In cholera, enterotoxins produced by the bacteria bind to adenylate cyclase and irreversibly activate it, causing sustained secretion.

Gut Structure and Function

The gut has a highly invaginated system with villi and crypts.
Secretion occurs in epithelial cells in the crypt cells, while glucose absorption occurs in the cells in the villi.
The cells are the same; stem cells in the crypt reproduce and become secretory cells, then migrate to the villus to become epithelial cells for glucose absorption.
Secretion and absorption are balanced, with about nine liters of fluid secreted a day and 8.5 liters reabsorbed.
Oral rehydration therapy can treat secretory diarrhea by stimulating glucose-stimulated water reabsorption.

Cystic Fibrosis

Complex inherited disorder affecting children and young adults.
Inherited in an autosomal recessive pattern.
Disease frequency varies among ethnic groups; prevalent in northern Europeans.
Symptoms include:
- Airways: clogging and blocking of breathing passages, mucus and infection in the lungs, respiratory insufficiency.
- Liver: blocking of small ducts of the bile tubes.
- Pancreas: occlusion of the ducts, pancreatitis.
- Small intestine: blockage of the intestine.
- Reproductive duct: infertility in males.
- Skin: very salty sweat.
The common theme is that epithelial tissues are involved in airway production, enzyme production, movement and secretion of fluid.
Management includes chest percussion, antibiotics for lung infections, pancreatic enzyme replacement, and nutritional attention.

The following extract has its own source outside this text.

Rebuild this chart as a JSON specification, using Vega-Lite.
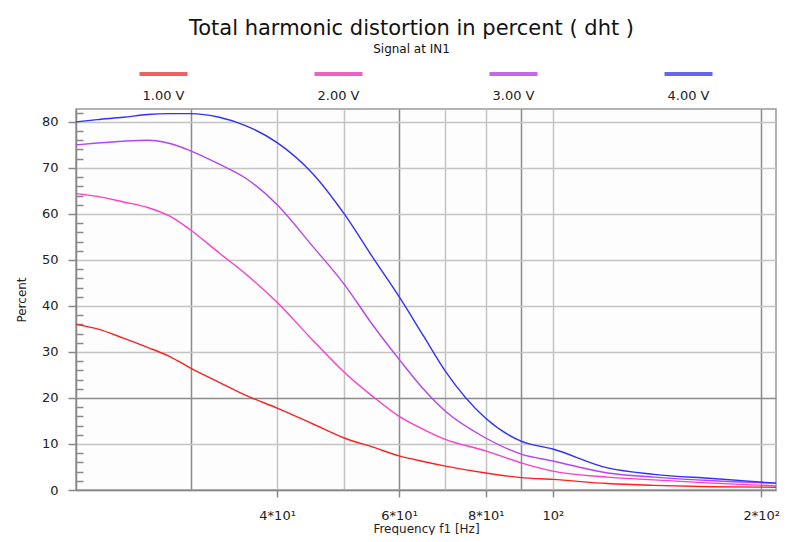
{
  "$schema": "https://vega.github.io/schema/vega-lite/v6.json",
  "background": "white",
  "padding": {"left": 14, "top": 18, "right": 0, "bottom": 0},
  "spacing": 0,
  "title": {
    "text": "Total harmonic distortion in percent  ( dht )",
    "subtitle": "Signal at IN1",
    "anchor": "middle",
    "dx": 14,
    "font": "DejaVu Sans",
    "fontSize": 21,
    "fontWeight": "normal",
    "color": "#111",
    "subtitleFont": "DejaVu Sans",
    "subtitleFontSize": 12,
    "subtitleColor": "#111",
    "subtitlePadding": 5,
    "offset": 13
  },
  "datasets": {
    "legend": [
      {"series": "1.00 V"},
      {"series": "2.00 V"},
      {"series": "3.00 V"},
      {"series": "4.00 V"}
    ],
    "curves": [
      {"series": "1.00 V", "f": 20.5, "v": 36.0},
      {"series": "1.00 V", "f": 22, "v": 35.0},
      {"series": "1.00 V", "f": 24, "v": 33.0},
      {"series": "1.00 V", "f": 26, "v": 31.0},
      {"series": "1.00 V", "f": 28, "v": 29.0},
      {"series": "1.00 V", "f": 30, "v": 26.5},
      {"series": "1.00 V", "f": 33, "v": 23.4},
      {"series": "1.00 V", "f": 36, "v": 20.6},
      {"series": "1.00 V", "f": 40, "v": 17.8},
      {"series": "1.00 V", "f": 45, "v": 14.4},
      {"series": "1.00 V", "f": 50, "v": 11.3},
      {"series": "1.00 V", "f": 55, "v": 9.3},
      {"series": "1.00 V", "f": 60, "v": 7.4},
      {"series": "1.00 V", "f": 65, "v": 6.2},
      {"series": "1.00 V", "f": 70, "v": 5.2},
      {"series": "1.00 V", "f": 80, "v": 3.7},
      {"series": "1.00 V", "f": 90, "v": 2.7},
      {"series": "1.00 V", "f": 100, "v": 2.3},
      {"series": "1.00 V", "f": 120, "v": 1.4},
      {"series": "1.00 V", "f": 140, "v": 1.0},
      {"series": "1.00 V", "f": 170, "v": 0.7},
      {"series": "1.00 V", "f": 210, "v": 0.6},
      {"series": "2.00 V", "f": 20.5, "v": 64.4},
      {"series": "2.00 V", "f": 22, "v": 63.8},
      {"series": "2.00 V", "f": 24, "v": 62.6},
      {"series": "2.00 V", "f": 26, "v": 61.4},
      {"series": "2.00 V", "f": 28, "v": 59.5},
      {"series": "2.00 V", "f": 30, "v": 56.5},
      {"series": "2.00 V", "f": 33, "v": 51.5},
      {"series": "2.00 V", "f": 36, "v": 47.0},
      {"series": "2.00 V", "f": 40, "v": 40.8},
      {"series": "2.00 V", "f": 45, "v": 32.6},
      {"series": "2.00 V", "f": 50, "v": 25.6},
      {"series": "2.00 V", "f": 55, "v": 20.3},
      {"series": "2.00 V", "f": 60, "v": 16.0},
      {"series": "2.00 V", "f": 65, "v": 13.2},
      {"series": "2.00 V", "f": 70, "v": 11.0},
      {"series": "2.00 V", "f": 80, "v": 8.5},
      {"series": "2.00 V", "f": 90, "v": 5.9},
      {"series": "2.00 V", "f": 100, "v": 4.1},
      {"series": "2.00 V", "f": 120, "v": 2.8},
      {"series": "2.00 V", "f": 140, "v": 2.2},
      {"series": "2.00 V", "f": 170, "v": 1.5},
      {"series": "2.00 V", "f": 210, "v": 0.9},
      {"series": "3.00 V", "f": 20.5, "v": 75.0},
      {"series": "3.00 V", "f": 22, "v": 75.4},
      {"series": "3.00 V", "f": 24, "v": 75.8},
      {"series": "3.00 V", "f": 26, "v": 76.0},
      {"series": "3.00 V", "f": 28, "v": 75.3},
      {"series": "3.00 V", "f": 30, "v": 73.7},
      {"series": "3.00 V", "f": 33, "v": 70.8},
      {"series": "3.00 V", "f": 36, "v": 67.8},
      {"series": "3.00 V", "f": 40, "v": 62.0},
      {"series": "3.00 V", "f": 45, "v": 53.0},
      {"series": "3.00 V", "f": 50, "v": 44.7},
      {"series": "3.00 V", "f": 55, "v": 35.8},
      {"series": "3.00 V", "f": 60, "v": 28.4},
      {"series": "3.00 V", "f": 65, "v": 22.0},
      {"series": "3.00 V", "f": 70, "v": 17.1},
      {"series": "3.00 V", "f": 80, "v": 11.3},
      {"series": "3.00 V", "f": 90, "v": 7.8},
      {"series": "3.00 V", "f": 100, "v": 6.3},
      {"series": "3.00 V", "f": 120, "v": 3.7},
      {"series": "3.00 V", "f": 140, "v": 2.8},
      {"series": "3.00 V", "f": 170, "v": 2.0},
      {"series": "3.00 V", "f": 210, "v": 1.5},
      {"series": "4.00 V", "f": 20.5, "v": 80.0},
      {"series": "4.00 V", "f": 22, "v": 80.5},
      {"series": "4.00 V", "f": 24, "v": 81.0},
      {"series": "4.00 V", "f": 26, "v": 81.6},
      {"series": "4.00 V", "f": 28, "v": 81.8},
      {"series": "4.00 V", "f": 30, "v": 81.8},
      {"series": "4.00 V", "f": 33, "v": 81.0},
      {"series": "4.00 V", "f": 36, "v": 79.2},
      {"series": "4.00 V", "f": 40, "v": 75.5},
      {"series": "4.00 V", "f": 45, "v": 68.8},
      {"series": "4.00 V", "f": 50, "v": 60.0},
      {"series": "4.00 V", "f": 55, "v": 50.5},
      {"series": "4.00 V", "f": 60, "v": 42.0},
      {"series": "4.00 V", "f": 65, "v": 33.6},
      {"series": "4.00 V", "f": 70, "v": 25.8},
      {"series": "4.00 V", "f": 80, "v": 15.6},
      {"series": "4.00 V", "f": 90, "v": 10.6},
      {"series": "4.00 V", "f": 100, "v": 8.9},
      {"series": "4.00 V", "f": 120, "v": 4.8},
      {"series": "4.00 V", "f": 140, "v": 3.4},
      {"series": "4.00 V", "f": 170, "v": 2.5},
      {"series": "4.00 V", "f": 210, "v": 1.5}
    ]
  },
  "vconcat": [
    {
      "width": 700,
      "height": 40,
      "view": {"stroke": null, "fill": null},
      "data": {"name": "legend"},
      "layer": [
        {
          "mark": {"type": "tick", "orient": "horizontal", "size": 48, "thickness": 4, "yOffset": -14},
          "encoding": {
            "x": {"field": "series", "type": "nominal", "sort": null, "axis": null, "scale": {"paddingInner": 0, "paddingOuter": 0}},
            "color": {"field": "series", "type": "nominal", "legend": null,
              "scale": {"domain": ["1.00 V", "2.00 V", "3.00 V", "4.00 V"], "range": ["#e82020", "#e020b0", "#a828e0", "#2424e8"]}}
          }
        },
        {
          "mark": {"type": "text", "dy": 8, "font": "DejaVu Sans", "fontSize": 13, "color": "#222"},
          "encoding": {
            "x": {"field": "series", "type": "nominal", "sort": null, "axis": null, "scale": {"paddingInner": 0, "paddingOuter": 0}},
            "text": {"field": "series", "type": "nominal"}
          }
        }
      ]
    },
    {
      "width": 700,
      "height": 381,
      "view": {"stroke": "#999", "strokeWidth": 1.5, "fill": "#fcfdfc"},
      "data": {"name": "curves"},
      "mark": {"type": "line", "strokeWidth": 1.4, "interpolate": "monotone"},
      "encoding": {
        "x": {
          "field": "f", "type": "quantitative",
          "scale": {"type": "log", "domain": [20.5, 210], "nice": false},
          "title": "Frequency f1  [Hz]",
          "axis": {
            "values": [30, 40, 50, 60, 70, 80, 90, 100, 200],
            "labelExpr": "datum.value == 40 ? '4*10¹' : datum.value == 60 ? '6*10¹' : datum.value == 80 ? '8*10¹' : datum.value == 100 ? '10²' : datum.value == 200 ? '2*10²' : ''",
            "gridColor": {"condition": {"test": "datum.value == 30 || datum.value == 60 || datum.value == 90 || datum.value == 200", "value": "#8c8c8c"}, "value": "#c4c4c4"},
            "tickOpacity": {"condition": {"test": "datum.value == 40 || datum.value == 60 || datum.value == 80 || datum.value == 100 || datum.value == 200", "value": 1}, "value": 0},
            "tickSize": 7,
            "labelPadding": 12,
            "titlePadding": 1
          }
        },
        "y": {
          "field": "v", "type": "quantitative",
          "scale": {"domain": [0, 82.8], "nice": false, "zero": false},
          "title": "Percent",
          "axis": {
            "values": [0, 2, 4, 6, 8, 10, 12, 14, 16, 18, 20, 22, 24, 26, 28, 30, 32, 34, 36, 38, 40, 42, 44, 46, 48, 50, 52, 54, 56, 58, 60, 62, 64, 66, 68, 70, 72, 74, 76, 78, 80, 82],
            "labelExpr": "datum.value % 10 == 0 ? datum.value : ''",
            "tickSize": {"condition": {"test": "datum.value % 10 == 0", "value": 8}, "value": -7},
            "gridOpacity": {"condition": {"test": "datum.value % 10 == 0", "value": 1}, "value": 0},
            "gridColor": {"condition": {"test": "datum.value == 20", "value": "#8c8c8c"}, "value": "#c4c4c4"},
            "labelPadding": 10,
            "titlePadding": 13
          }
        },
        "color": {"field": "series", "type": "nominal", "legend": null,
          "scale": {"domain": ["1.00 V", "2.00 V", "3.00 V", "4.00 V"], "range": ["#ff2020", "#ff3cc8", "#b444f4", "#3030ff"]}}
      }
    }
  ],
  "resolve": {"scale": {"color": "independent"}},
  "config": {
    "axis": {
      "labelFont": "DejaVu Sans",
      "labelFontSize": 13,
      "labelColor": "#222",
      "titleFont": "DejaVu Sans",
      "titleFontSize": 12,
      "titleFontWeight": "normal",
      "titleColor": "#222",
      "domainColor": "#888",
      "domainWidth": 1.5,
      "tickColor": "#888",
      "tickWidth": 1.5,
      "gridWidth": 1.5
    }
  }
}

Historical Perspective of Cystic Fibrosis

1938: First comprehensive description of cystic fibrosis.
1950s: Demonstration that excessive salt loss was associated with cystic fibrosis.
1980s: Demonstration that chloride secretion in epithelial cells was the primary defect.
Localization of the disease to chromosome seven.
Patch clamp studies showed that the chloride channel was defective.
1989: Cloning of the gene.
Twenty first century therapies will be specific for CFTR mutation.

Cystic Fibrosis Transmembrane Conductance Regulator (CFTR) Structure and Function

CFTR is a chloride channel that everyone has, but it might be mutated.
It is a transmembrane protein with properties of a channel.
It has nucleotide binding domains that bind ATP and a regulatory domain that can close the channel.
CFTR is highly regulated and linked to cell signaling pathways.
Cyclic AMP activates protein kinase A which phosphorylates the R domain, ATP binds to nucleotide binding domains, conformational change which opens the channel.

CFTR and Lung Cells

There is a balance between secretion and absorption which keeps the lung surface moist, you need fluid surface to promote gas exchange.
In cystic fibrosis, there is a defective chloride channel in the apical membrane, so there is no fluid secretion and there is more absorption.
The lung surface becomes dry, the mucus sticks, colonisation of bacteria, leads to immune responses, lung tissue is killed.

Sweat Formation and Cystic Fibrosis

People with cystic fibrosis have very salty sweat.
Formation of sweat occurs in two processes:
- Primary isotonic fluid secretion.
- Secondary reabsorption of sodium and chloride, that isn't water, produces a hypotonic solution.
Failure of the epithelial cells in the duct cells of the sweat glands to reabsorb the sodium chloride that produces the salty sweat in cystic fibrosis patients.
Two different ion channels, one that's activated by noradrenaline, which is CFTR, and one that's activated by acetylcholine, which is the calcium regulated chloride channel.
Different changes in electrochemical gradient, and you're changing the water permeability.
CFTR is a chloride channel, because chloride can go in either direction through that channel, depending on electrochemical gradient.
This reinforced fact of actually CFTR is a chloride channel.
Normally there is an electrical gradient, and with cystic fibrosis you get a non functional chloride channel, and you don't allow the sodium ion to move without the chloride, so then the sodium chloride is retained on the skin causing the salty sweat.